WHAT IS REQUIRED :: Repeat the material below word for word and leave out all pictures.

SOURCE DATA ::
==================================================

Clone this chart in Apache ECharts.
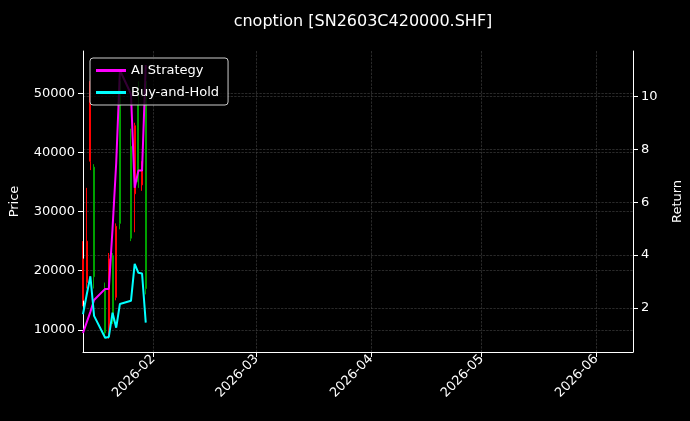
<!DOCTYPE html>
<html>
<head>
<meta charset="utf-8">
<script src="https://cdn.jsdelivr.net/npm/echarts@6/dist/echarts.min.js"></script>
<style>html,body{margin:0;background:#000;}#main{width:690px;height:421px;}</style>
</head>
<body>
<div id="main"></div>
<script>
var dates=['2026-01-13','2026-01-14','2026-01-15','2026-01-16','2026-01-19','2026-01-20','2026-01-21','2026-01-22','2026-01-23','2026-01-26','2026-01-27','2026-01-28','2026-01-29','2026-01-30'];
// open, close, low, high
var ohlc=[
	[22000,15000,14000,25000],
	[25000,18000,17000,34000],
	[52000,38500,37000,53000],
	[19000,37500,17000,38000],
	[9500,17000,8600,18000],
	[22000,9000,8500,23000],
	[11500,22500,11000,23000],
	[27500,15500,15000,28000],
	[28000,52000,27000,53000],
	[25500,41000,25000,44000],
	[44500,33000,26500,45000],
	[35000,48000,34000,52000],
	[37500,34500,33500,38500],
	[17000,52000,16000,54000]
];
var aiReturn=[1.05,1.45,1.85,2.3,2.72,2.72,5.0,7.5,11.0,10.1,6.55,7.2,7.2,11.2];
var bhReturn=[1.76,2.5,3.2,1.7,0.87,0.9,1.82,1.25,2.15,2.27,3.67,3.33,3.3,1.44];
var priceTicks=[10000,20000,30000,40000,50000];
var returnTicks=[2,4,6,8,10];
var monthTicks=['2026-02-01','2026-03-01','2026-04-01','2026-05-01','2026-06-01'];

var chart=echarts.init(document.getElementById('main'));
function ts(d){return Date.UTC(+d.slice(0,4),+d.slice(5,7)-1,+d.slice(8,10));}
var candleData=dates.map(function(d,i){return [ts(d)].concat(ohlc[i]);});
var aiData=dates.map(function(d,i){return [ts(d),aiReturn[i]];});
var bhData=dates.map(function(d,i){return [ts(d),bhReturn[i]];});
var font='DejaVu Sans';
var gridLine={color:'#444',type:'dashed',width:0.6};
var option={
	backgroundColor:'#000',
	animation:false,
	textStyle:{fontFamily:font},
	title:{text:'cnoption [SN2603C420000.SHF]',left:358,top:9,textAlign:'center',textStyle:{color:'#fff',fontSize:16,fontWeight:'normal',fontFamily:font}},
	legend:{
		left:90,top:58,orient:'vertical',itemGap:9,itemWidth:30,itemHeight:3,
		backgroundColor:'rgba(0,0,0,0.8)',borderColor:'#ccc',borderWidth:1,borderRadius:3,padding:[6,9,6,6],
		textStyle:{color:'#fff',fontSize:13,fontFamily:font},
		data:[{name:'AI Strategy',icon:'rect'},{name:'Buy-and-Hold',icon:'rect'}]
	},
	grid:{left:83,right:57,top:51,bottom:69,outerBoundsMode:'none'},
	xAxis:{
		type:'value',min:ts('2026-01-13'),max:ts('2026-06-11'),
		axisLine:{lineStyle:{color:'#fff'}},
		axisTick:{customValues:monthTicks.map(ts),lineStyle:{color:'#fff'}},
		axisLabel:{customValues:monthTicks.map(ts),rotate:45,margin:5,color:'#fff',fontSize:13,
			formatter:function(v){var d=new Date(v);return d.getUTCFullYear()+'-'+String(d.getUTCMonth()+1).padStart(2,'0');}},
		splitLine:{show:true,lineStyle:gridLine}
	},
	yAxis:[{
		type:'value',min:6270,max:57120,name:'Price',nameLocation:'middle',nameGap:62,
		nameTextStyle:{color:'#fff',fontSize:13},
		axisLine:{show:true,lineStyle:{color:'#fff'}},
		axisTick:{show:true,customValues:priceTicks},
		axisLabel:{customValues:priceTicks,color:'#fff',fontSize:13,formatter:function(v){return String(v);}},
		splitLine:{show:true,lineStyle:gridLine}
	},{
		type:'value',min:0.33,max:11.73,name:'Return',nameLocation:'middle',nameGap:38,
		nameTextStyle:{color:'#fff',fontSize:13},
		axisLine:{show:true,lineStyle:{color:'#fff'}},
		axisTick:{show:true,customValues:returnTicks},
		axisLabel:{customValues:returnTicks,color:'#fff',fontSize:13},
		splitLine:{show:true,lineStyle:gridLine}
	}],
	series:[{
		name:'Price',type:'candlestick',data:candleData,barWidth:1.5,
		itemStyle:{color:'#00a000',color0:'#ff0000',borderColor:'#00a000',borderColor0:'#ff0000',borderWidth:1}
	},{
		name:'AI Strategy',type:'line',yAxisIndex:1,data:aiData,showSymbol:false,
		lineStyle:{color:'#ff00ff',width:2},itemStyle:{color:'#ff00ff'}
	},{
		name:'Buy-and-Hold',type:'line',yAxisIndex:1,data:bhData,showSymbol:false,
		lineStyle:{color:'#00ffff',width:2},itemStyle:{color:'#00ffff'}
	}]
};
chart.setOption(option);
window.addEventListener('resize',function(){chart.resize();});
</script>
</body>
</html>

==================================================

THE ANSWER ::
Clone this chart in Apache ECharts.
<!DOCTYPE html>
<html>
<head>
<meta charset="utf-8">
<script src="https://cdn.jsdelivr.net/npm/echarts@6/dist/echarts.min.js"></script>
<style>html,body{margin:0;background:#000;}#main{width:690px;height:421px;}</style>
</head>
<body>
<div id="main"></div>
<script>
var dates=['2026-01-13','2026-01-14','2026-01-15','2026-01-16','2026-01-19','2026-01-20','2026-01-21','2026-01-22','2026-01-23','2026-01-26','2026-01-27','2026-01-28','2026-01-29','2026-01-30'];
// open, close, low, high
var ohlc=[
	[22000,15000,14000,25000],
	[25000,18000,17000,34000],
	[52000,38500,37000,53000],
	[19000,37500,17000,38000],
	[9500,17000,8600,18000],
	[22000,9000,8500,23000],
	[11500,22500,11000,23000],
	[27500,15500,15000,28000],
	[28000,52000,27000,53000],
	[25500,41000,25000,44000],
	[44500,33000,26500,45000],
	[35000,48000,34000,52000],
	[37500,34500,33500,38500],
	[17000,52000,16000,54000]
];
var aiReturn=[1.05,1.45,1.85,2.3,2.72,2.72,5.0,7.5,11.0,10.1,6.55,7.2,7.2,11.2];
var bhReturn=[1.76,2.5,3.2,1.7,0.87,0.9,1.82,1.25,2.15,2.27,3.67,3.33,3.3,1.44];
var priceTicks=[10000,20000,30000,40000,50000];
var returnTicks=[2,4,6,8,10];
var monthTicks=['2026-02-01','2026-03-01','2026-04-01','2026-05-01','2026-06-01'];

var chart=echarts.init(document.getElementById('main'));
function ts(d){return Date.UTC(+d.slice(0,4),+d.slice(5,7)-1,+d.slice(8,10));}
var candleData=dates.map(function(d,i){return [ts(d)].concat(ohlc[i]);});
var aiData=dates.map(function(d,i){return [ts(d),aiReturn[i]];});
var bhData=dates.map(function(d,i){return [ts(d),bhReturn[i]];});
var font='DejaVu Sans';
var gridLine={color:'#444',type:'dashed',width:0.6};
var option={
	backgroundColor:'#000',
	animation:false,
	textStyle:{fontFamily:font},
	title:{text:'cnoption [SN2603C420000.SHF]',left:358,top:9,textAlign:'center',textStyle:{color:'#fff',fontSize:16,fontWeight:'normal',fontFamily:font}},
	legend:{
		left:90,top:58,orient:'vertical',itemGap:9,itemWidth:30,itemHeight:3,
		backgroundColor:'rgba(0,0,0,0.8)',borderColor:'#ccc',borderWidth:1,borderRadius:3,padding:[6,9,6,6],
		textStyle:{color:'#fff',fontSize:13,fontFamily:font},
		data:[{name:'AI Strategy',icon:'rect'},{name:'Buy-and-Hold',icon:'rect'}]
	},
	grid:{left:83,right:57,top:51,bottom:69,outerBoundsMode:'none'},
	xAxis:{
		type:'value',min:ts('2026-01-13'),max:ts('2026-06-11'),
		axisLine:{lineStyle:{color:'#fff'}},
		axisTick:{customValues:monthTicks.map(ts),lineStyle:{color:'#fff'}},
		axisLabel:{customValues:monthTicks.map(ts),rotate:45,margin:5,color:'#fff',fontSize:13,
			formatter:function(v){var d=new Date(v);return d.getUTCFullYear()+'-'+String(d.getUTCMonth()+1).padStart(2,'0');}},
		splitLine:{show:true,lineStyle:gridLine}
	},
	yAxis:[{
		type:'value',min:6270,max:57120,name:'Price',nameLocation:'middle',nameGap:62,
		nameTextStyle:{color:'#fff',fontSize:13},
		axisLine:{show:true,lineStyle:{color:'#fff'}},
		axisTick:{show:true,customValues:priceTicks},
		axisLabel:{customValues:priceTicks,color:'#fff',fontSize:13,formatter:function(v){return String(v);}},
		splitLine:{show:true,lineStyle:gridLine}
	},{
		type:'value',min:0.33,max:11.73,name:'Return',nameLocation:'middle',nameGap:38,
		nameTextStyle:{color:'#fff',fontSize:13},
		axisLine:{show:true,lineStyle:{color:'#fff'}},
		axisTick:{show:true,customValues:returnTicks},
		axisLabel:{customValues:returnTicks,color:'#fff',fontSize:13},
		splitLine:{show:true,lineStyle:gridLine}
	}],
	series:[{
		name:'Price',type:'candlestick',data:candleData,barWidth:1.5,
		itemStyle:{color:'#00a000',color0:'#ff0000',borderColor:'#00a000',borderColor0:'#ff0000',borderWidth:1}
	},{
		name:'AI Strategy',type:'line',yAxisIndex:1,data:aiData,showSymbol:false,
		lineStyle:{color:'#ff00ff',width:2},itemStyle:{color:'#ff00ff'}
	},{
		name:'Buy-and-Hold',type:'line',yAxisIndex:1,data:bhData,showSymbol:false,
		lineStyle:{color:'#00ffff',width:2},itemStyle:{color:'#00ffff'}
	}]
};
chart.setOption(option);
window.addEventListener('resize',function(){chart.resize();});
</script>
</body>
</html>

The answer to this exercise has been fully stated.